Believe me, it was tempting to call Ford’s Presidency “I’m Going to Hell Because I Pardoned Nixon” but “Watch Your Step” just seemed funnier for those old enough to remember the reference. Same with Jimmy “There Goes the Panama Canal” Carter. Oh, and thanks Bo for another certain Presidency. I’m still laughing at that picture. That was the funniest thing I’ve seen all month (besides one of our neighbors stepping in doggie doo).



OK. I’ve said this before and failed, but let me put a timeline to it. One week. There. I’m going to try to go one week without swearing. I’m really trying to clean up my mouth. It’s not easy. I really don’t have an excuse now because I don’t work on cars any more and I’m not fishing.


Speaking of cars, a few gripes. I wish people would follow that little Drivers Ed book that we all got when we were learning to drive. Yeah, I think we all agree that tailgating is bad, et cetera. But come on people. If you miss your turn, don’t block traffic. Keep going and turn around somewhere else, but out of everyone’s way. It clearly says that in the Drivers Ed book.
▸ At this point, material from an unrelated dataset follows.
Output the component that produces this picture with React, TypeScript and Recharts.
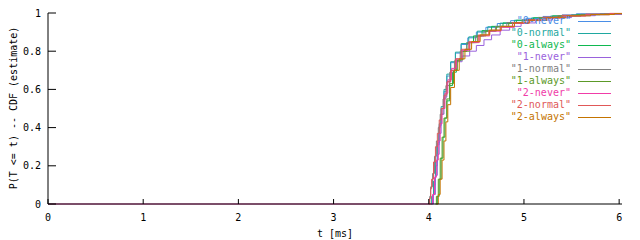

Also speaking of cars, you know who’s really annoying? People who keep saying American cars suck. Ought to slap them upside the head.

Now, I don’t care how you stand on the auto bailout. I have my opinion, you have yours. But the one thing I keep hearing is that Detroit doesn’t put out good cars and that’s why they’re not making any money. That’s a load of horsie manure.

I have the latest Consumer Reports issue and Ford cars were neck and neck with the Japs. German cars lagged, but were catching up to American cars. Then Kathleen showed me the JD Power and Associates ratings and they rank American cars actually higher than the Japs (with of course the German cars found on the road dead).

Hey, I like Krauts, I like their food, their beer, the Scorpions, Rammstein, cleavage in St. Pauli’s Girl commercials, and all that other good stuff, nothing against them, but their cars suck. Don’t take my word for it though, read the ratings. Oh, and Das Boat really wasn’t that good of a movie.  Sorry, but it wasn’t.

I could go on and on about American cars - I’ve owned nothing but and unless you drive a truck for a living, I’ve probably driven more miles than you. They last forever if you buy the right model (like I always say, read Consumer Reports before you buy ANYTHING) and do regular maintenance, the thing will last you for a very long time.